Second, this has nothing to do with “white supremacy”, occasionally it might involve black supremacy, but we can’t talk about that.
If anti-Semitism bypasses consideration as a serious problem in New York, it is to some extent because it refuses to conform to an easy narrative with a single ideological enemy. During the past 22 months, not one person caught or identified as the aggressor in an anti-Semitic hate crime has been associated with a far right-wing group, Mark Molinari, commanding officer of the police department’s Hate Crimes Task Force, told me…
“I almost wish it was sometimes more clear cut,’’ he said. “It’s every identity targeting every identity.”
Of course, not everyone is caught. And, obviously, white supremacists are driving anti-Semitic rhetoric online. It is just that sort of hate speech that the Anti-Defamation League views as largely responsible for the near doubling in bias incidents toward Jewish children in schools across the country last year.
In fact, it is the varied backgrounds of people who commit hate crimes in the city that make combating and talking about anti-Semitism in New York much harder.

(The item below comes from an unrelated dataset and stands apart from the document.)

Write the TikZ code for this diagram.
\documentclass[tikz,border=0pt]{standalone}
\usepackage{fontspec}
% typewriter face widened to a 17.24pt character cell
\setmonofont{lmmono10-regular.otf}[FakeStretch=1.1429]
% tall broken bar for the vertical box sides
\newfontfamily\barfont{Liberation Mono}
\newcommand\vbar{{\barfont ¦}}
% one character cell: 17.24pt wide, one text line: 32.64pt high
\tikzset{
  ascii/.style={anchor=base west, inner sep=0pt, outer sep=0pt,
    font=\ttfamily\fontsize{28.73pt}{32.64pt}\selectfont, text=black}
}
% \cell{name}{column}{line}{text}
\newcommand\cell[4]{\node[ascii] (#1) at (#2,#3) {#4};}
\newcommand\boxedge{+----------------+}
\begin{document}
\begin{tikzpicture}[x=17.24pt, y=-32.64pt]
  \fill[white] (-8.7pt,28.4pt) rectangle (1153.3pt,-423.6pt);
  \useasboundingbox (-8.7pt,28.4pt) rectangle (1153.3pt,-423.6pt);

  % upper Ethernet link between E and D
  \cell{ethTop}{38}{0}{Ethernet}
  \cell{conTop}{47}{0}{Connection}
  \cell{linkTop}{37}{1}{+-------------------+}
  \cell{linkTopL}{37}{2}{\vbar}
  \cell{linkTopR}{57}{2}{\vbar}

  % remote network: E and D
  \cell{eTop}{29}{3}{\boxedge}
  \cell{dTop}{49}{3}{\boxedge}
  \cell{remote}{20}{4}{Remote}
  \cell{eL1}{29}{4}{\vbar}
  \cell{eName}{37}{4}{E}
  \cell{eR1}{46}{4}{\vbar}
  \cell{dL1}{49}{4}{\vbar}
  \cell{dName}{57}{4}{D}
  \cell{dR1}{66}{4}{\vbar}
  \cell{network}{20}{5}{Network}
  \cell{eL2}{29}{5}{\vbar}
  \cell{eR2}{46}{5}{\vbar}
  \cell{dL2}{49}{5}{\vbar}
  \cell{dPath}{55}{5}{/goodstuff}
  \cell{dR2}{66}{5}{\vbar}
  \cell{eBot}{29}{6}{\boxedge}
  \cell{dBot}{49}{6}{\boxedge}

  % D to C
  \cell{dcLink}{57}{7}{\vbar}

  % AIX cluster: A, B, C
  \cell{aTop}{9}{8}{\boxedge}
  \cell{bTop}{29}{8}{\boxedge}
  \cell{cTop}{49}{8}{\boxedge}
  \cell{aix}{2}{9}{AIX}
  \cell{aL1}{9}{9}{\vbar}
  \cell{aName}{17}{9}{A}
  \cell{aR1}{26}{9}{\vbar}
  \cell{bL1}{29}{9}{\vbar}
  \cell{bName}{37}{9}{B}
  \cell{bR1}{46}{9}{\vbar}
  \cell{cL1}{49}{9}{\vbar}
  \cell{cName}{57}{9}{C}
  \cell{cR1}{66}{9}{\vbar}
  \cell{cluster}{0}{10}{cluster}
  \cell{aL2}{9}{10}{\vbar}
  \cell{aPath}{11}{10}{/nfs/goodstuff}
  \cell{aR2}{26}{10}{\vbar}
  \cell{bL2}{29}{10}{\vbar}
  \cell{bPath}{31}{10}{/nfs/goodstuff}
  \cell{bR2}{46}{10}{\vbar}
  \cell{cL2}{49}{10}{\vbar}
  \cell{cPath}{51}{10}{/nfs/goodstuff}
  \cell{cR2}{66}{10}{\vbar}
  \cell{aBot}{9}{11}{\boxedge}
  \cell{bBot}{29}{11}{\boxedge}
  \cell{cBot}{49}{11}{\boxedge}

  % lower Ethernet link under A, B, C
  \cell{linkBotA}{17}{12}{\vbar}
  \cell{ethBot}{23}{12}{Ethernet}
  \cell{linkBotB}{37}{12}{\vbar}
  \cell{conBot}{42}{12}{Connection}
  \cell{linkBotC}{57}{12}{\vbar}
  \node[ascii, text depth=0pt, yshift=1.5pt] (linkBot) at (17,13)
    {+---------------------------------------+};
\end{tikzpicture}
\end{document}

A related issue is that bias stemming from longstanding ethnic tensions in the city presents complexities that many liberals have chosen simply to ignore. “When we were growing up in Harlem our demoralizing series of landlords were Jewish, and we hated them.” So begins an essay by James Baldwin that appeared in The New York Times in 1967 titled “Negroes Are Anti-Semitic Because They’re Anti-White.”
So we’ll elide that one.
It’s a good thing that this article exists. And yet I suspect that it will change very little. The narrative is set. It’s driven by lefty Jews in the media who simply don’t care about actual everyday anti-Semitic violence. Especially when it’s carried out by Farrakhan fans.